=== Given request ===
Copy out all the lines exactly. Omit pictures.

------------------------------

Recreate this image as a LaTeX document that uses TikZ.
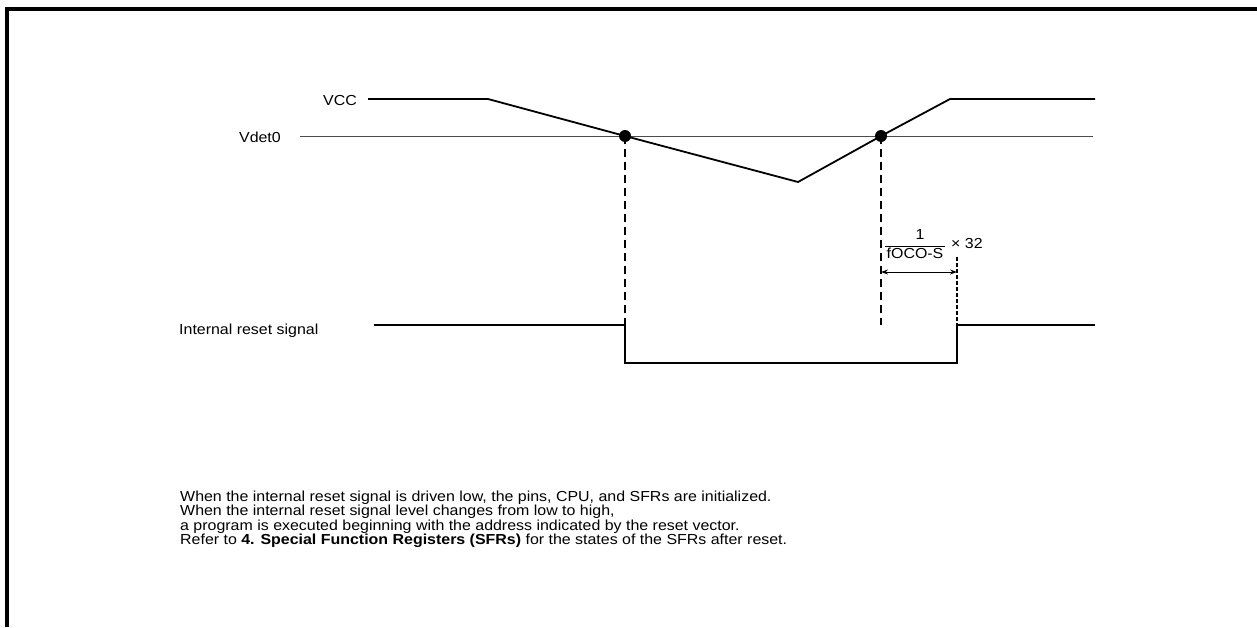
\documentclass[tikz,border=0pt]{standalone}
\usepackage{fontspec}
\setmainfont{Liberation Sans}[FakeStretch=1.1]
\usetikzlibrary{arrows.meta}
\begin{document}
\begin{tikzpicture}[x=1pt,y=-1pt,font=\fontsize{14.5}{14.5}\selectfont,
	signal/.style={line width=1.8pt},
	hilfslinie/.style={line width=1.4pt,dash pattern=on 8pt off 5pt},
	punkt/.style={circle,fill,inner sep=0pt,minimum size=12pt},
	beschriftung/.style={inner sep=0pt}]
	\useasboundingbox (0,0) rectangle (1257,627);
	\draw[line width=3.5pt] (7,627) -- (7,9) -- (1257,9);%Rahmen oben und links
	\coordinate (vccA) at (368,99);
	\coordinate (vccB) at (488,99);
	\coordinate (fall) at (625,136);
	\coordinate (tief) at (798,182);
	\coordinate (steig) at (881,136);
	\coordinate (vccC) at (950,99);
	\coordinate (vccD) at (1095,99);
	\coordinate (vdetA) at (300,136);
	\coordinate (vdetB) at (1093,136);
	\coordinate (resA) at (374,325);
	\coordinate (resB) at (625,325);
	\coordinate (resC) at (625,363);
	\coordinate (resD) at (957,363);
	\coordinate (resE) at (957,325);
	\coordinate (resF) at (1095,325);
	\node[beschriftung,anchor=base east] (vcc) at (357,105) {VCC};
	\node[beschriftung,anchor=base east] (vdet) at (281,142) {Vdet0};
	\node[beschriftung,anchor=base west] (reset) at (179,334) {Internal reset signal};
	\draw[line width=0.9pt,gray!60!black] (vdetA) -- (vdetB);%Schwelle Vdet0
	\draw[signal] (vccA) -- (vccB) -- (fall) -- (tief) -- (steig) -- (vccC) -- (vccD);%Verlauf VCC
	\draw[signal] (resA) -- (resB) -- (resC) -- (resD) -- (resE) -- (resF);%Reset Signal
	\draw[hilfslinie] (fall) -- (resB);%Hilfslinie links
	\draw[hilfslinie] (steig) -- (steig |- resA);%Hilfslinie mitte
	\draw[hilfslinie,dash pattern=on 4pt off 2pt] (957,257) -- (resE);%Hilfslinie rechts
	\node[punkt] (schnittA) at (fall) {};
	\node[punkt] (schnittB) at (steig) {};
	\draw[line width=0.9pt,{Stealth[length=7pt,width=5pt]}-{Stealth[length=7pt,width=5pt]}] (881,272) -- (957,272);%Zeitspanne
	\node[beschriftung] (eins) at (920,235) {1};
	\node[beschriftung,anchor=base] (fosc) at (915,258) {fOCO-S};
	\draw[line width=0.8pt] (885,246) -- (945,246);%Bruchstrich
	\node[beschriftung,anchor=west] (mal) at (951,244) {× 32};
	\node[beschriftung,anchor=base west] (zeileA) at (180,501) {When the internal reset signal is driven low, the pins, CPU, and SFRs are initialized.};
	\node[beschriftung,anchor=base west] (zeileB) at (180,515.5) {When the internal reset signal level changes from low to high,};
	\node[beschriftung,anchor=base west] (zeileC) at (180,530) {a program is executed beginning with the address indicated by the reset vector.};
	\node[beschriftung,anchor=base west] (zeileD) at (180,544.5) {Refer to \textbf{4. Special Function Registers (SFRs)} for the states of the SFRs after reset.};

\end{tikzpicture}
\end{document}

------------------------------

=== Answer to the problem ===
Recreate this image as a LaTeX document that uses TikZ.
\documentclass[tikz,border=0pt]{standalone}
\usepackage{fontspec}
\setmainfont{Liberation Sans}[FakeStretch=1.1]
\usetikzlibrary{arrows.meta}
\begin{document}
\begin{tikzpicture}[x=1pt,y=-1pt,font=\fontsize{14.5}{14.5}\selectfont,
	signal/.style={line width=1.8pt},
	hilfslinie/.style={line width=1.4pt,dash pattern=on 8pt off 5pt},
	punkt/.style={circle,fill,inner sep=0pt,minimum size=12pt},
	beschriftung/.style={inner sep=0pt}]
	\useasboundingbox (0,0) rectangle (1257,627);
	\draw[line width=3.5pt] (7,627) -- (7,9) -- (1257,9);%Rahmen oben und links
	\coordinate (vccA) at (368,99);
	\coordinate (vccB) at (488,99);
	\coordinate (fall) at (625,136);
	\coordinate (tief) at (798,182);
	\coordinate (steig) at (881,136);
	\coordinate (vccC) at (950,99);
	\coordinate (vccD) at (1095,99);
	\coordinate (vdetA) at (300,136);
	\coordinate (vdetB) at (1093,136);
	\coordinate (resA) at (374,325);
	\coordinate (resB) at (625,325);
	\coordinate (resC) at (625,363);
	\coordinate (resD) at (957,363);
	\coordinate (resE) at (957,325);
	\coordinate (resF) at (1095,325);
	\node[beschriftung,anchor=base east] (vcc) at (357,105) {VCC};
	\node[beschriftung,anchor=base east] (vdet) at (281,142) {Vdet0};
	\node[beschriftung,anchor=base west] (reset) at (179,334) {Internal reset signal};
	\draw[line width=0.9pt,gray!60!black] (vdetA) -- (vdetB);%Schwelle Vdet0
	\draw[signal] (vccA) -- (vccB) -- (fall) -- (tief) -- (steig) -- (vccC) -- (vccD);%Verlauf VCC
	\draw[signal] (resA) -- (resB) -- (resC) -- (resD) -- (resE) -- (resF);%Reset Signal
	\draw[hilfslinie] (fall) -- (resB);%Hilfslinie links
	\draw[hilfslinie] (steig) -- (steig |- resA);%Hilfslinie mitte
	\draw[hilfslinie,dash pattern=on 4pt off 2pt] (957,257) -- (resE);%Hilfslinie rechts
	\node[punkt] (schnittA) at (fall) {};
	\node[punkt] (schnittB) at (steig) {};
	\draw[line width=0.9pt,{Stealth[length=7pt,width=5pt]}-{Stealth[length=7pt,width=5pt]}] (881,272) -- (957,272);%Zeitspanne
	\node[beschriftung] (eins) at (920,235) {1};
	\node[beschriftung,anchor=base] (fosc) at (915,258) {fOCO-S};
	\draw[line width=0.8pt] (885,246) -- (945,246);%Bruchstrich
	\node[beschriftung,anchor=west] (mal) at (951,244) {× 32};
	\node[beschriftung,anchor=base west] (zeileA) at (180,501) {When the internal reset signal is driven low, the pins, CPU, and SFRs are initialized.};
	\node[beschriftung,anchor=base west] (zeileB) at (180,515.5) {When the internal reset signal level changes from low to high,};
	\node[beschriftung,anchor=base west] (zeileC) at (180,530) {a program is executed beginning with the address indicated by the reset vector.};
	\node[beschriftung,anchor=base west] (zeileD) at (180,544.5) {Refer to \textbf{4. Special Function Registers (SFRs)} for the states of the SFRs after reset.};

\end{tikzpicture}
\end{document}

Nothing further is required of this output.